If I have a differential $dF = 2xy e^{xy^2} dy + y^2e^{xy^2} dx$, what are the steps to find the original function? Is there a formula?

You must have $$\frac{\partial F}{\partial y} = 2xye^{xy^2} \\ \frac{\partial F}{\partial x} = y^2e^{xy^2}$$

From the first one you get that $$F(x,y) = e^{xy^2} + C(x)$$ and writing this result plus the second one: $$y^2e^{xy^2} + C'(x) = y^2e^{xy^2}\implies C(x) = C$$

hence $$F(x,y) = e^{xy^2} + C$$

Note that the total differential is for a function, $F$, of two variables is given by

$$dF=\partial_{x}Fdx+\partial_{y}Fdy$$

Now to find the function $F$, we need only to choose $\partial_{x}F$ or $\partial_{y}F$ and integrate appropriately. So

$$F=\int\partial_{x}Fdx=\int y^2e^{xy^2}dx=e^{xy^2}+g(y)$$

Note that we have a function of $y$ instead of a constant of integration since we integrated with respect to $x$.

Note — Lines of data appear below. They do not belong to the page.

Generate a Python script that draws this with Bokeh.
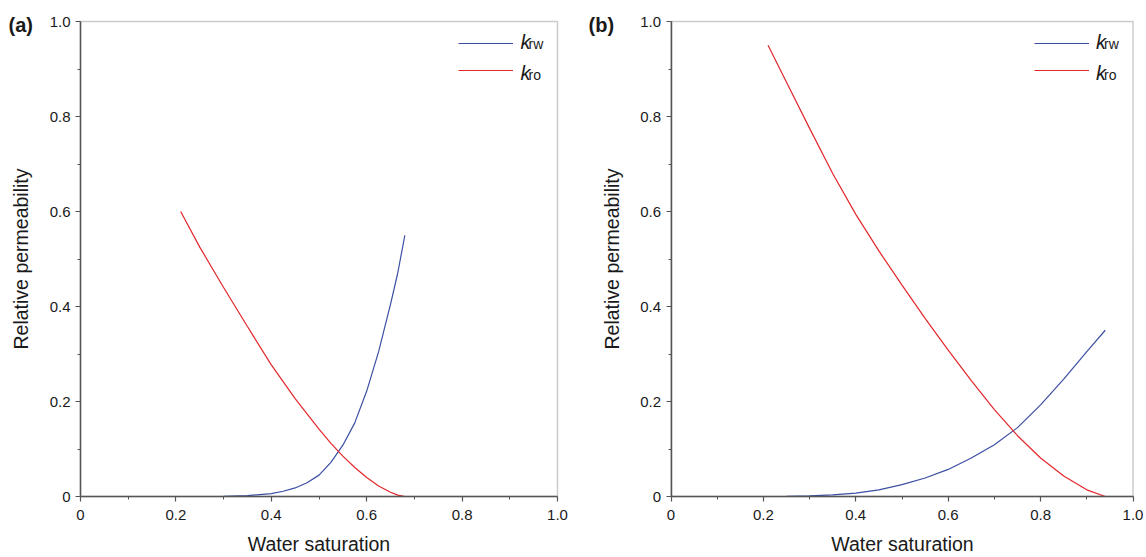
from bokeh.plotting import figure
from bokeh.layouts import row
from bokeh.models import (Range1d, FixedTicker, Legend, LegendItem, Label,
                          BoxAnnotation)
from bokeh.embed import file_html
from bokeh.resources import INLINE

# ---- data ----
sw_a_krw = [0.21, 0.25, 0.30, 0.35, 0.40, 0.425, 0.45, 0.475, 0.50, 0.525, 0.55, 0.575,
            0.60, 0.625, 0.65, 0.665, 0.68]
krw_a = [0.0, 0.0, 0.0005, 0.002, 0.006, 0.011, 0.018, 0.029, 0.045, 0.072, 0.108, 0.155,
         0.222, 0.305, 0.405, 0.47, 0.55]
sw_a_kro = [0.21, 0.25, 0.30, 0.35, 0.40, 0.45, 0.50, 0.525, 0.55, 0.575, 0.60, 0.625,
            0.65, 0.665, 0.68]
kro_a = [0.60, 0.525, 0.44, 0.358, 0.277, 0.206, 0.142, 0.112, 0.085, 0.061, 0.040, 0.022,
         0.009, 0.003, 0.0]

sw_b = [0.21, 0.25, 0.30, 0.35, 0.40, 0.45, 0.50, 0.55, 0.60, 0.65, 0.70, 0.75, 0.80,
        0.85, 0.90, 0.94]
krw_b = [0.0, 0.0005, 0.0015, 0.0035, 0.007, 0.014, 0.025, 0.039, 0.057, 0.081, 0.109,
         0.145, 0.193, 0.247, 0.305, 0.35]
kro_b = [0.95, 0.872, 0.775, 0.680, 0.594, 0.517, 0.445, 0.375, 0.308, 0.244, 0.183,
         0.128, 0.081, 0.043, 0.014, 0.0]

tick_values = [0.0, 0.2, 0.4, 0.6, 0.8, 1.0]
tick_labels = ["0", "0.2", "0.4", "0.6", "0.8", "1.0"]
minor_values = [0.1, 0.3, 0.5, 0.7, 0.9]
panel_labels = ["(a)", "(b)"]
x_title = "Water saturation"
y_title = "Relative permeability"

FONT = "Liberation Sans"
BLUE = "#3a4ea3"
RED = "#e3262b"
AX = "#555555"
TXT = "#1a1a1a"

HEIGHT = 557
TOP_PAD = 10          # frame top (px), a little above the plot box
BOX_TOP = 21          # plot box top (value 1.0)
BOX_BOTTOM = 496      # plot box bottom (value 0)


def make_panel(tag, tag_left, xs_w, ys_w, xs_o, ys_o, width, fig_left, box_left, box_right,
               frame_left_pad):
    scale_x = box_right - box_left
    scale_y = BOX_BOTTOM - BOX_TOP
    frame_left = fig_left + frame_left_pad
    frame_right = fig_left + width
    x0 = -(box_left - frame_left) / scale_x
    x1 = (frame_right - box_left) / scale_x
    y0 = -(HEIGHT - BOX_BOTTOM) / scale_y
    y1 = (BOX_BOTTOM - TOP_PAD) / scale_y

    p = figure(width=width, height=HEIGHT, output_backend="svg", toolbar_location=None,
               x_range=Range1d(x0, x1), y_range=Range1d(y0, y1),
               min_border_left=frame_left_pad, min_border_right=0,
               min_border_top=TOP_PAD, min_border_bottom=0)
    p.grid.visible = False
    p.outline_line_color = None
    p.background_fill_color = "white"
    p.border_fill_color = "white"

    # plot box (top and right sides visible)
    p.add_layout(BoxAnnotation(left=0, right=1, bottom=0, top=1, fill_alpha=0,
                               fill_color=None, line_color=AX, line_width=1.5,
                               level="underlay"))

    for ax in (p.xaxis[0], p.yaxis[0]):
        ax.ticker = FixedTicker(ticks=tick_values, minor_ticks=minor_values)
        ax.major_label_overrides = {v: s for v, s in zip(tick_values, tick_labels)}
        ax.bounds = (0, 1)
        ax.fixed_location = 0
        ax.axis_line_color = AX
        ax.axis_line_width = 1.5
        ax.major_tick_line_color = AX
        ax.major_tick_line_width = 1.2
        ax.minor_tick_line_color = AX
        ax.minor_tick_line_width = 1.0
        ax.major_tick_out = 5
        ax.major_tick_in = 0
        ax.minor_tick_out = 3
        ax.minor_tick_in = 0
        ax.major_label_text_font = FONT
        ax.major_label_text_font_size = "15px"
        ax.major_label_text_color = TXT
        ax.axis_label_text_font = FONT
        ax.axis_label_text_font_size = "19.5px"
        ax.axis_label_text_font_style = "normal"
        ax.axis_label_text_color = TXT
    p.xaxis.axis_label = x_title
    p.yaxis.axis_label = y_title
    p.xaxis.major_label_standoff = 8
    p.xaxis.axis_label_standoff = 10
    p.yaxis.major_label_standoff = 5
    p.yaxis.axis_label_standoff = 15

    rw = p.line(xs_w, ys_w, line_color=BLUE, line_width=1.2)
    ro = p.line(xs_o, ys_o, line_color=RED, line_width=1.2)

    # legend sample lines end 44 px left of the box's right side
    margin = 21
    glyph_end = box_right - 44
    label_w = (frame_right - margin) - 4 - glyph_end
    leg = Legend(items=[LegendItem(label=" ", renderers=[rw]),
                        LegendItem(label=" ", renderers=[ro])],
                 location="top_right", margin=margin, padding=0,
                 glyph_width=55, glyph_height=24, label_height=24, label_width=int(label_w),
                 label_standoff=4, spacing=3,
                 border_line_color=None, background_fill_alpha=0,
                 label_text_font_size="12px")
    p.add_layout(leg)

    # legend texts: italic k with subscript (baselines at 48 px and 79 px)
    k_x = (box_right - 37 - box_left) / scale_x
    sub_x = (box_right - 29 - box_left) / scale_x
    for base, sub in ((48.3, "rw"), (79.0, "ro")):
        p.add_layout(Label(x=k_x, y=(BOX_BOTTOM - (base - 6.9)) / scale_y, text="k",
                           text_font=FONT, text_font_size="20px", text_font_style="italic",
                           text_baseline="middle", text_align="left", text_color=TXT))
        p.add_layout(Label(x=sub_x, y=(BOX_BOTTOM - (base - 4.85)) / scale_y, text=sub,
                           text_font=FONT, text_font_size="14px",
                           text_baseline="middle", text_align="left", text_color=TXT))

    p.add_layout(Label(x=(tag_left - box_left) / scale_x, y=(BOX_BOTTOM - 24) / scale_y,
                       text=tag, text_font=FONT, text_font_size="20px",
                       text_font_style="bold", text_baseline="middle", text_align="left",
                       text_color=TXT))
    return p


pa = make_panel(panel_labels[0], 8, sw_a_krw, krw_a, sw_a_kro, kro_a,
                width=585, fig_left=0, box_left=80, box_right=557, frame_left_pad=4)
pb = make_panel(panel_labels[1], 588, sw_b, krw_b, sw_b, kro_b,
                width=561, fig_left=585, box_left=670.5, box_right=1132.5, frame_left_pad=1)

layout = row(pa, pb)
open("out.html", "w").write(file_html(layout, INLINE))
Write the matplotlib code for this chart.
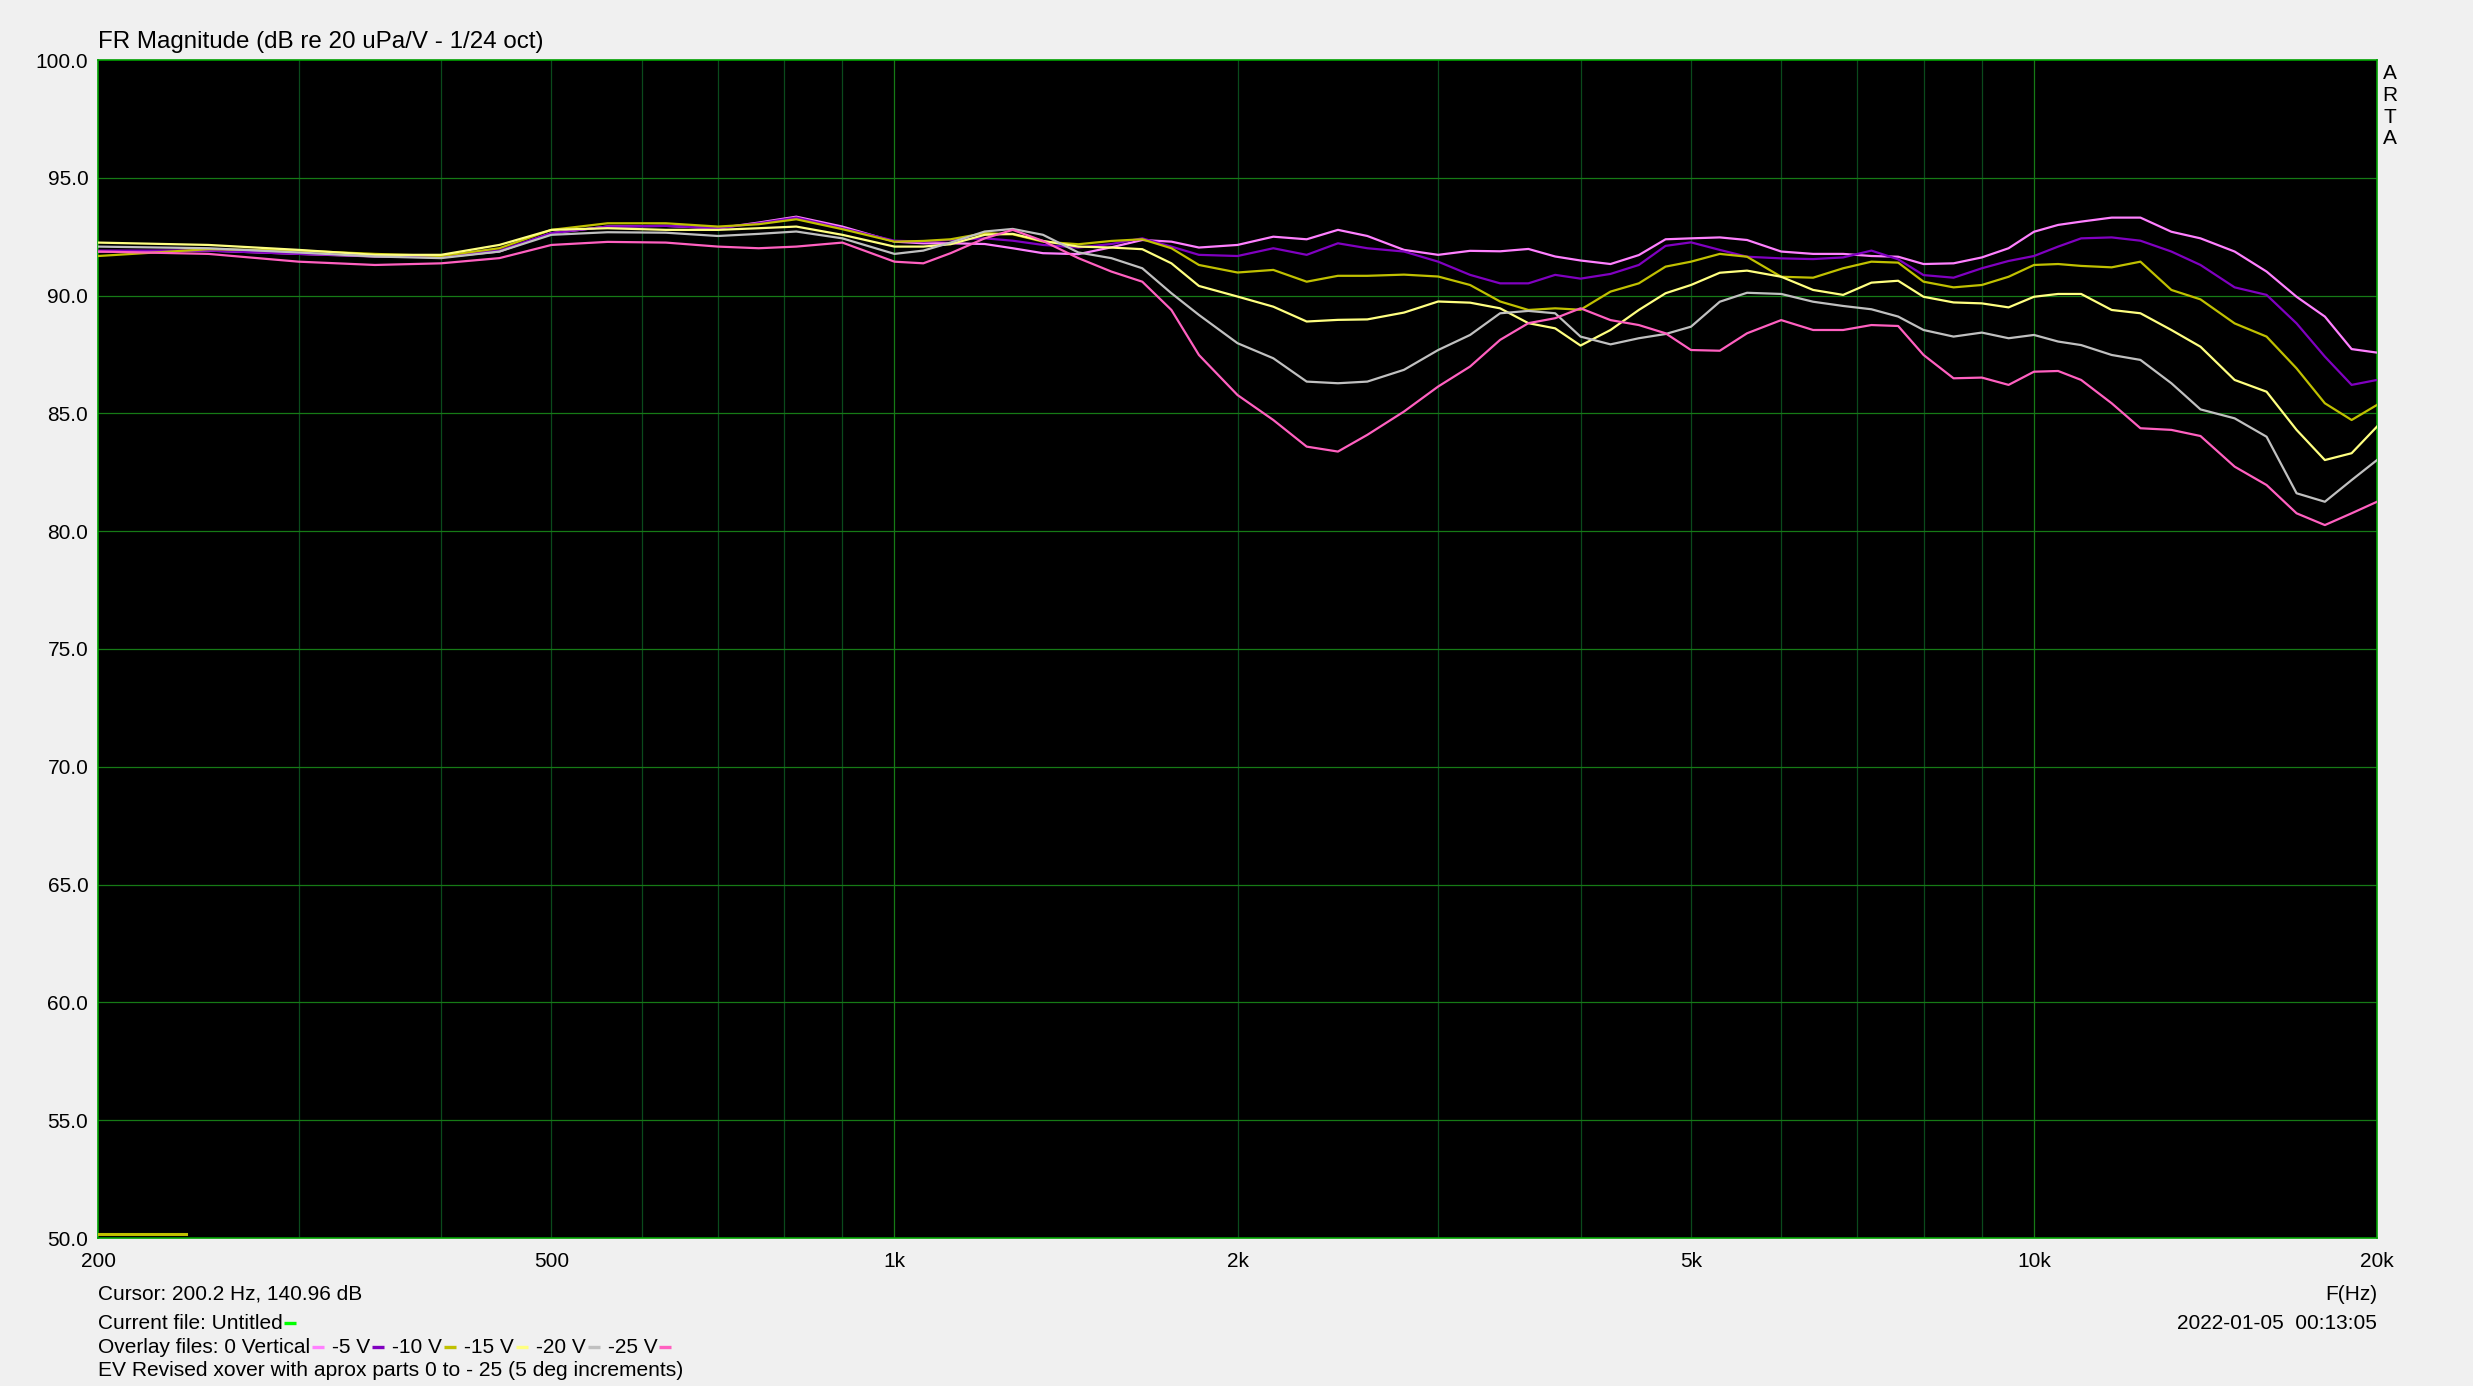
import numpy as np
import matplotlib.pyplot as plt
from matplotlib.lines import Line2D
from matplotlib.ticker import NullLocator

plt.rcParams['font.family'] = ['Liberation Sans', 'DejaVu Sans']

# frequencies (Hz) at which the curves were read
freq = [200, 250, 300, 350, 400, 450, 500, 560, 630, 700, 760, 820, 900, 1000, 1060, 1120, 1200,
        1270, 1350, 1450, 1550, 1650, 1750, 1850, 2000, 2150, 2300, 2450, 2600, 2800, 3000, 3200, 3400, 3600, 3800, 4000,
        4250, 4500, 4750, 5000, 5300, 5600, 6000, 6400, 6800, 7200, 7600, 8000, 8500, 9000, 9500, 10000, 10500, 11000,
        11700, 12400, 13200, 14000, 15000, 16000, 17000, 18000, 19000, 20000]

v_0 = [91.87, 91.91, 91.77, 91.66, 91.63, 91.87, 92.65, 92.93, 92.96, 92.86, 93.10, 93.35, 92.93, 92.29, 92.22, 92.22, 92.19,
       92.01, 91.80, 91.76, 92.05, 92.36, 92.29, 92.04, 92.15, 92.50, 92.39, 92.79, 92.53, 91.94, 91.73, 91.90, 91.88, 91.98, 91.66, 91.49,
       91.34, 91.72, 92.39, 92.43, 92.47, 92.36, 91.87, 91.77, 91.77, 91.68, 91.65, 91.34, 91.37, 91.62, 92.01, 92.71, 93.00, 93.14,
       93.31, 93.31, 92.71, 92.43, 91.87, 91.02, 89.95, 89.11, 87.73, 87.58]
v_5 = [91.91, 91.91, 91.77, 91.68, 91.66, 91.91, 92.65, 92.93, 92.96, 92.86, 93.07, 93.31, 92.86, 92.33, 92.29, 92.36, 92.43,
       92.33, 92.15, 92.04, 92.19, 92.43, 92.08, 91.73, 91.68, 92.01, 91.73, 92.22, 92.01, 91.87, 91.44, 90.88, 90.52, 90.52, 90.88, 90.72,
       90.92, 91.30, 92.11, 92.26, 91.94, 91.65, 91.58, 91.55, 91.62, 91.91, 91.54, 90.87, 90.76, 91.16, 91.47, 91.68, 92.08, 92.43,
       92.47, 92.33, 91.87, 91.30, 90.35, 90.03, 88.82, 87.41, 86.21, 86.42]
v_10 = [91.68, 91.97, 91.91, 91.77, 91.68, 92.01, 92.79, 93.07, 93.07, 92.93, 93.03, 93.24, 92.82, 92.29, 92.32, 92.39, 92.65,
        92.60, 92.29, 92.18, 92.32, 92.39, 92.01, 91.30, 90.98, 91.09, 90.59, 90.84, 90.84, 90.89, 90.81, 90.45, 89.75, 89.39, 89.46, 89.40,
        90.17, 90.52, 91.23, 91.44, 91.77, 91.65, 90.80, 90.76, 91.16, 91.44, 91.40, 90.59, 90.35, 90.45, 90.80, 91.30, 91.34, 91.26,
        91.20, 91.44, 90.24, 89.84, 88.82, 88.26, 86.91, 85.43, 84.72, 85.36]
v_15 = [92.25, 92.15, 91.94, 91.73, 91.73, 92.15, 92.79, 92.86, 92.79, 92.79, 92.86, 92.93, 92.58, 92.08, 92.08, 92.18, 92.58,
        92.62, 92.32, 92.08, 92.04, 91.97, 91.37, 90.41, 89.96, 89.53, 88.90, 88.97, 88.99, 89.28, 89.75, 89.70, 89.46, 88.83, 88.61, 87.88,
        88.54, 89.39, 90.10, 90.45, 90.97, 91.06, 90.80, 90.24, 90.03, 90.55, 90.63, 89.95, 89.71, 89.67, 89.50, 89.95, 90.07, 90.07,
        89.39, 89.25, 88.54, 87.83, 86.42, 85.92, 84.30, 83.02, 83.31, 84.44]
v_20 = [92.08, 92.01, 91.83, 91.66, 91.59, 91.87, 92.58, 92.69, 92.67, 92.53, 92.62, 92.72, 92.43, 91.77, 91.91, 92.25, 92.72,
        92.83, 92.58, 91.83, 91.59, 91.16, 90.10, 89.18, 87.98, 87.34, 86.35, 86.28, 86.35, 86.85, 87.69, 88.33, 89.25, 89.35, 89.25, 88.26,
        87.93, 88.19, 88.37, 88.68, 89.74, 90.12, 90.07, 89.74, 89.56, 89.42, 89.11, 88.54, 88.26, 88.43, 88.19, 88.33, 88.05, 87.90,
        87.48, 87.27, 86.28, 85.17, 84.79, 84.01, 81.61, 81.25, 82.17, 83.02]
v_25 = [91.87, 91.77, 91.44, 91.30, 91.37, 91.59, 92.15, 92.28, 92.25, 92.08, 92.01, 92.08, 92.25, 91.44, 91.37, 91.80, 92.43,
        92.79, 92.32, 91.59, 91.02, 90.59, 89.39, 87.48, 85.78, 84.72, 83.59, 83.38, 84.09, 85.08, 86.14, 86.99, 88.12, 88.83, 89.04, 89.46,
        88.96, 88.75, 88.40, 87.69, 87.66, 88.40, 88.96, 88.54, 88.54, 88.75, 88.71, 87.48, 86.49, 86.52, 86.21, 86.77, 86.80, 86.42,
        85.43, 84.37, 84.30, 84.04, 82.74, 81.96, 80.76, 80.26, 80.76, 81.25]

series = [v_0, v_5, v_10, v_15, v_20, v_25]
names = ['0 Vertical', '-5 V', '-10 V', '-15 V', '-20 V', '-25 V']
colors = ['#ff80ff', '#8000c0', '#c0c000', '#ffff80', '#c0c0c0', '#ff60c0']

# little current-file trace at the bottom left
cur_f = [200, 239]
cur_db = [50.15, 50.15]

xticks = [200, 500, 1000, 2000, 5000, 10000, 20000]
xlabels = ['200', '500', '1k', '2k', '5k', '10k', '20k']
yticks = np.arange(50, 101, 5)

W, H = 2473, 1386
fig = plt.figure(figsize=(W / 100, H / 100), dpi=100, facecolor='#f0f0f0')
ax = fig.add_axes([98 / W, 1 - 1238 / H, 2279 / W, 1178 / H])
ax.set_facecolor('black')
ax.set_xscale('log')
ax.set_xlim(200, 20000)
ax.set_ylim(50, 100)

dark = '#0a4a1c'
bright = '#167a16'
for d in (100, 1000):
  for k in range(2, 10):
    f = d * k
    if 200 < f < 20000:
      ax.axvline(f, color=dark, lw=0.9, zorder=1)
for f in (1000, 10000):
  ax.axvline(f, color=bright, lw=0.9, zorder=1)
for y in yticks[1:-1]:
  ax.axhline(y, color=bright, lw=0.9, zorder=1)

for vals, c in zip(series, colors):
  ax.plot(freq, vals, color=c, lw=1.6, zorder=3)
ax.plot(cur_f, cur_db, color='#c0c000', lw=2.2, zorder=3)

ax.set_xticks(xticks, xlabels)
ax.xaxis.set_minor_locator(NullLocator())
ax.set_yticks(yticks, ['%.1f' % y for y in yticks])
ax.tick_params(axis='x', length=0, labelsize=15, pad=10)
ax.tick_params(axis='y', length=0, labelsize=15, pad=7)
for s in ax.spines.values():
  s.set_color('#00a000')
  s.set_linewidth(1.2)


def px(x, y):
  return x / W, 1 - y / H


fig.text(*px(98, 48), 'FR Magnitude (dB re 20 uPa/V - 1/24 oct)', fontsize=17.4, va='baseline')
for i, ch in enumerate('ARTA'):
  fig.text(*px(2390, 79 + 21.8 * i), ch, fontsize=15, va='baseline', ha='center')

fig.text(*px(2377, 1300), 'F(Hz)', fontsize=15, va='baseline', ha='right')
fig.text(*px(2377, 1329), '2022-01-05  00:13:05', fontsize=15, va='baseline', ha='right')

fig.text(*px(98, 1299), 'Cursor: 200.2 Hz, 140.96 dB', fontsize=15, va='baseline')
fig.text(*px(98, 1376), 'EV Revised xover with aprox parts 0 to - 25 (5 deg increments)', fontsize=15.1, va='baseline')

fig.canvas.draw()
r = fig.canvas.get_renderer()


def dash(x, y, c):
  fig.add_artist(Line2D([x / W, (x + 12) / W], [1 - y / H, 1 - y / H], color=c, lw=2.4,
                        solid_capstyle='butt', transform=fig.transFigure))


t = fig.text(*px(98, 1329), 'Current file: Untitled', fontsize=15, va='baseline')
dash(t.get_window_extent(r).x1 + 1, 1323, '#00ff00')

x = 98
labels = ['Overlay files: ' + names[0]] + names[1:]
for lab, c in zip(labels, colors):
  t = fig.text(*px(x, 1353), lab, fontsize=15, va='baseline')
  x = t.get_window_extent(r).x1 + 2
  dash(x, 1347, c)
  x += 12 + 8

fig.savefig('out.png', dpi=100, facecolor=fig.get_facecolor())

To solve for $g$, we take the derivative of $F$ with respect to $y$ and compare to the form in the total differential.

So

$$\partial_{y}F=\frac{\partial}{\partial y}(e^{xy^2}+g(y))=2xye^{xy^2}+g'(y)=2xye^{xy^2}$$

Thus

$$g'(y)=0\Rightarrow g(y)=C$$.

Therefore

$$F(x,y)=e^{xy^2}+C$$

If $M\, dx + N\, dy$ is indeed a total differential $dF$, then you can calculate $F$ as:

$$F = \int M \,dx + \int \text{terms of N not containing x} \, dy$$ or $$F = \int N \,dy + \int \text{terms of M not containing y} \, dx$$

Here:

\begin{align} F & = \int 2xy e^{xy^2} \, dy + \int 0 \,dx\\ & = \int e^{xy^2} \, d(xy^2)\\ & = \boxed{e^{xy^2} + C} \end{align}

Note: You can check whether $M\,dx + N\, dy$ is a total differential $dF$, by checking whether $\dfrac{\partial M}{\partial y} = \dfrac{\partial N}{\partial x}$. This is because if $dF = M\,dx + N\, dy = \dfrac{\partial f}{\partial x}dx + \dfrac{\partial f}{\partial y}dy$, then $M = \dfrac{\partial f}{\partial x}$ and $N = \dfrac{\partial f}{\partial y}$, so $\dfrac{\partial M}{\partial y} = \dfrac{\partial^2 f}{\partial y \partial x} = \dfrac{\partial^2 f}{\partial x \partial y} = \dfrac{\partial N}{\partial x}$.